栗花落:そうです。数ヶ月してから現在の邦楽1曲、洋楽1曲っていうことに絞っていったんです。4曲だと、どうしても集中度が下がりますから。もうひとつ重要なファクターとしては、802から本当にヒットしたと言える曲であること。当時80年代終わりだと、CMやドラマのタイアップだとか、他の要素でもヒットする楽曲がいっぱいあったんですね。テレビの影響力も物凄くありましたし。それではヒットしたとしても802発と言えるかどうかというのがあったので、大型タイアップ曲や既に売れているアーティストの楽曲は徐々にやめていこうと。だから最初はユーミンでしたが、当然ビッグアーティストでしたから曲をヘビーローテーションにしてヒットしたとしてもそれはユーミン自身の力だと。そういう楽曲、要するに802からヒットしたと確認できないような楽曲は避けようと。そうするとおのずと新人の曲になるんですよ。そういう楽曲を中心に選んで、各番組で必ず1日1回、1ヵ月で大体1曲150〜200回前後かかることになると思いますが、そうやって決めて、今の形になりました。

―おのずと新人になってくるということですが、選定方法は?

栗花落:そこにも少しこだわりがありまして。放送局には、楽曲の出版権を持って売り上げ収益を得るという音楽出版ビジネスを行っている局もありますが、802はそれをやってませんでした。そうでないと、音楽ステーションとして純粋に選曲できなくなりますから。もうひとつは、選曲権をお金で売るということ、これも止めようと。純粋にいいと思うものをヘビーローテーションにしないと、ヒットも生まれてこないだろうと。そのためにどうやって選ぶかというと、現場のディレクターやDJ、そしてFM802社員も含めて、みんなから毎月推したい曲を募って、その中から最終的に編成部で決めます。これは当初から今も変わらないやり方で、徹底してボトムアップで決めていく、局の収益のためという要素は一切排除して純粋にやっていこうというのがヘビーローテーションの重要なポイントでもありました。

―月に200回前後O.A.されるということはチャートにも影響があるかと思いますが、チャートの動きも見られていますか?

栗花落:もちろん、それは見ますね。

―今のチャートに対してはどう感じられていますか?

栗花落:デジタルとかストリーミングの回数とか、最近はビルボート・チャートなどは全部加味した上で出してられるので、ある程度状況がリアルに出てると思います。ただCDの枚数だけだと、中々…特にシングルCDとなると本当にわずかな枚数でベスト10に入ってきますから、そのチャートにどれくらいの意味があるのかっていうことにはなってくるかと思うんです。それでもアーティストの状況、ライブ、色んな配信も含めた中で、それを捉えるということであれば、ヒットしている、売れているというひとつの目安としては、チャートはすごく重要なものだとは思いますね。
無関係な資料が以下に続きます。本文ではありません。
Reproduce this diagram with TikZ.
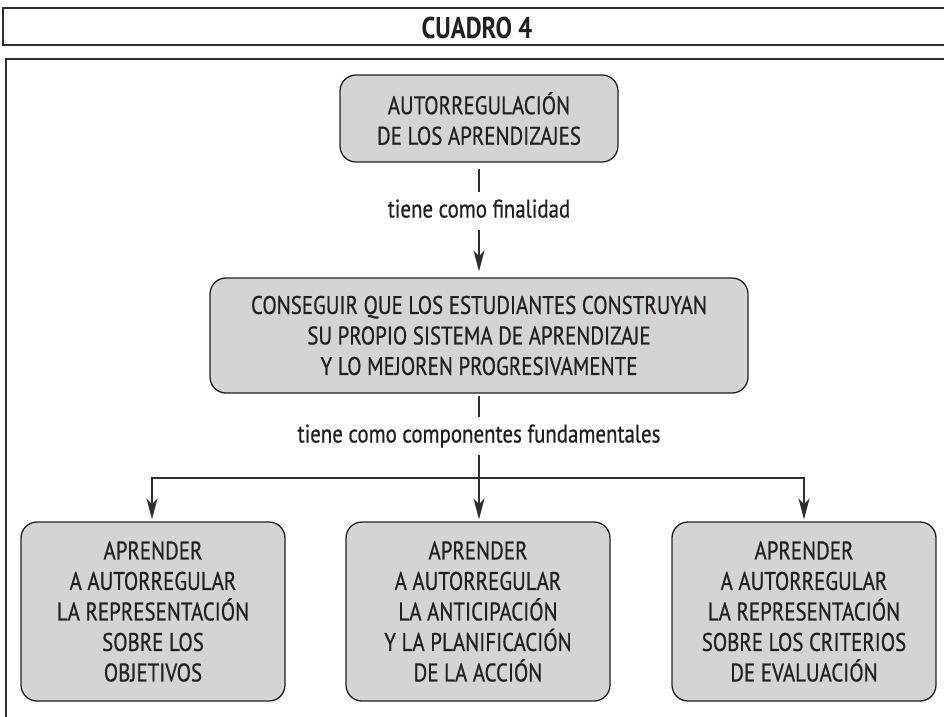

―これまでのヘビーローテーションにはシングルじゃない曲も選ばれています。

栗花落:普通に考えればシングル・カットの曲をやりますよね。でも、そうでない曲がすごくヒットしていったということもありましたね。僕が覚えてるのでは、槇原敬之君の「北風」(91年1月)はアルバムのラストに入っていた曲で、シングル曲ではなかったんですね。恐らくレコード会社も、曲というより槇原敬之というアーティストそのものをプッシュしようという態勢はあったかもしれないですが、そのアルバムがすごく動いて、全国から音源を関西に集結させて、大阪でこのアルバムのシェアが50%以上とか、そんなことに繋がったこともありました。あと、カップリングの曲が選ばれることもたくさんあったと思います。

―DREAMS COME TRUEの「サンタと天使が笑う夜」(89年12月)などもそうでした。シングルであることにこだわりはなく、あくまでもアーティストにとって一番いい曲であることが大切だと?
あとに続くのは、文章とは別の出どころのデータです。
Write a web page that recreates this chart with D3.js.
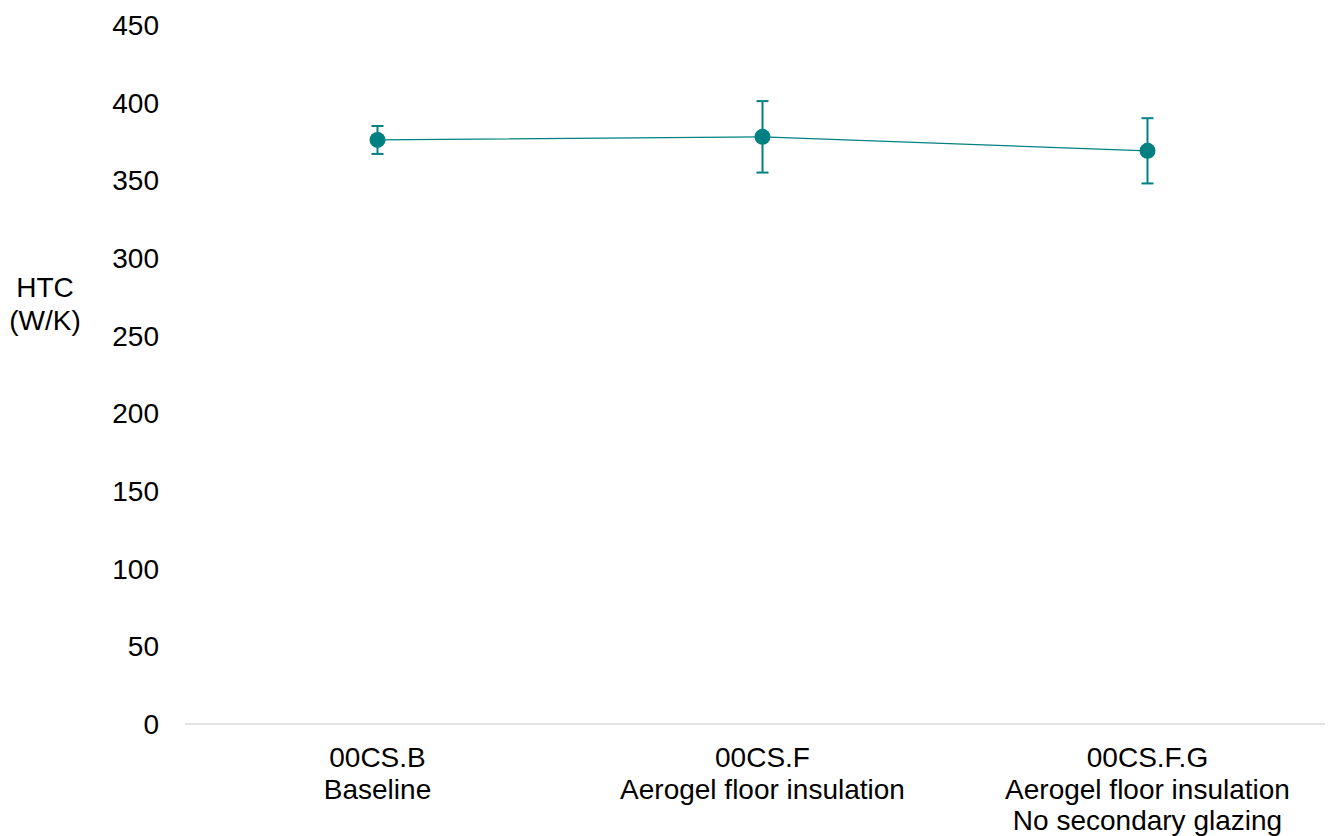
<!DOCTYPE html>
<html lang="en">
<head>
  <meta charset="UTF-8">
  <title>HTC</title>
  <script src="https://d3js.org/d3.v7.min.js"></script>
  <style>
    body { margin: 0; background: #fff; }
    text { font-family: "Liberation Sans", Arial, sans-serif; fill: #000; }
  </style>
</head>
<body>
  <svg width="1342" height="836"></svg>
  <script>
    const categories = [
      ["00CS.B", "Baseline"],
      ["00CS.F", "Aerogel floor insulation"],
      ["00CS.F.G", "Aerogel floor insulation", "No secondary glazing"]
    ];
    const htc = [376, 378, 369];
    const htcHigh = [385, 401, 390];
    const htcLow = [367, 355, 348];
    const yTicks = [0, 50, 100, 150, 200, 250, 300, 350, 400, 450];

    const width = 1342, height = 836;
    const margin = { top: 25, right: 2, bottom: 112, left: 185 };
    const fontSize = 28;
    const svg = d3.select("svg");
    const teal = "#008080";

    const x = d3.scaleBand()
      .domain(d3.range(categories.length))
      .range([margin.left, width - margin.right]);
    const y = d3.scaleLinear()
      .domain([0, 450])
      .range([height - margin.bottom, margin.top]);

    // y tick labels (no axis line)
    svg.append("g").selectAll("text")
      .data(yTicks)
      .join("text")
      .attr("x", 159)
      .attr("y", d => y(d) + 10)
      .attr("text-anchor", "end")
      .attr("font-size", fontSize)
      .text(d => d);

    // baseline
    svg.append("line")
      .attr("x1", margin.left).attr("x2", 1325)
      .attr("y1", y(0)).attr("y2", y(0))
      .attr("stroke", "#d9d9d9").attr("stroke-width", 1.5);

    // y title
    svg.append("text")
      .attr("x", 45).attr("y", 297)
      .attr("text-anchor", "middle")
      .attr("font-size", fontSize)
      .selectAll("tspan")
      .data(["HTC", "(W/K)"])
      .join("tspan")
      .attr("x", 45)
      .attr("dy", (d, i) => i === 0 ? 0 : 33)
      .text(d => d);

    // category labels
    svg.append("g").selectAll("text")
      .data(categories)
      .join("text")
      .attr("x", (d, i) => x(i) + x.bandwidth() / 2)
      .attr("y", 767)
      .attr("text-anchor", "middle")
      .attr("font-size", fontSize)
      .each(function (d, i) {
        d3.select(this).selectAll("tspan")
          .data(d)
          .join("tspan")
          .attr("x", x(i) + x.bandwidth() / 2)
          .attr("dy", (t, j) => j === 0 ? 0 : 31.5)
          .text(t => t);
      });

    const cx = i => x(i) + x.bandwidth() / 2;

    // line
    svg.append("path")
      .datum(htc)
      .attr("fill", "none")
      .attr("stroke", teal)
      .attr("stroke-width", 1.3)
      .attr("d", d3.line().x((d, i) => cx(i)).y(d => y(d)));

    // error bars
    const err = svg.append("g").attr("stroke", teal).attr("stroke-width", 2);
    err.selectAll(".v")
      .data(htc)
      .join("line")
      .attr("x1", (d, i) => cx(i)).attr("x2", (d, i) => cx(i))
      .attr("y1", (d, i) => y(htcHigh[i])).attr("y2", (d, i) => y(htcLow[i]));
    [htcHigh, htcLow].forEach(arr => {
      err.append("g").selectAll("line")
        .data(arr)
        .join("line")
        .attr("x1", (d, i) => cx(i) - 6).attr("x2", (d, i) => cx(i) + 6)
        .attr("y1", d => y(d)).attr("y2", d => y(d));
    });

    // markers
    svg.append("g").selectAll("circle")
      .data(htc)
      .join("circle")
      .attr("cx", (d, i) => cx(i))
      .attr("cy", d => y(d))
      .attr("r", 8)
      .attr("fill", teal);
  </script>
</body>
</html>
栗花落:そういう視点で選んでいる曲の方が多いかもしれませんね。

―そういった姿勢というか精神はずっと変わらない部分ですか?

栗花落:基本的には今も変わってないですね。ただ、昔はCDが売れたので、ヒットした、してない、がハッキリ出たんですね。大阪のシェアは通常18〜22、23%ですが、ヘビーローテーションになると30%、40%とか、場合によっては50%を超えるものがありました。今はCD自体が売れないので、中々802からヒットしたということが楽曲で示すことが難しくなりましたね。それでもアーティストとしては、どれくらい勢いがあるか、今どういうポジションにいるかということはライブなどのシーンで分かります。関西でのライブの動員がすごく高いとか。その部分では、802でヘビロやりました、だから今の状況がありますよ、と言えるアーティストは結構います。そういう“見え方”は大きく変わったところだと思います。また、音楽の流行やその時代の社会状況など色んなことを踏まえて曲の選び方は若干変わっていくでしょうね。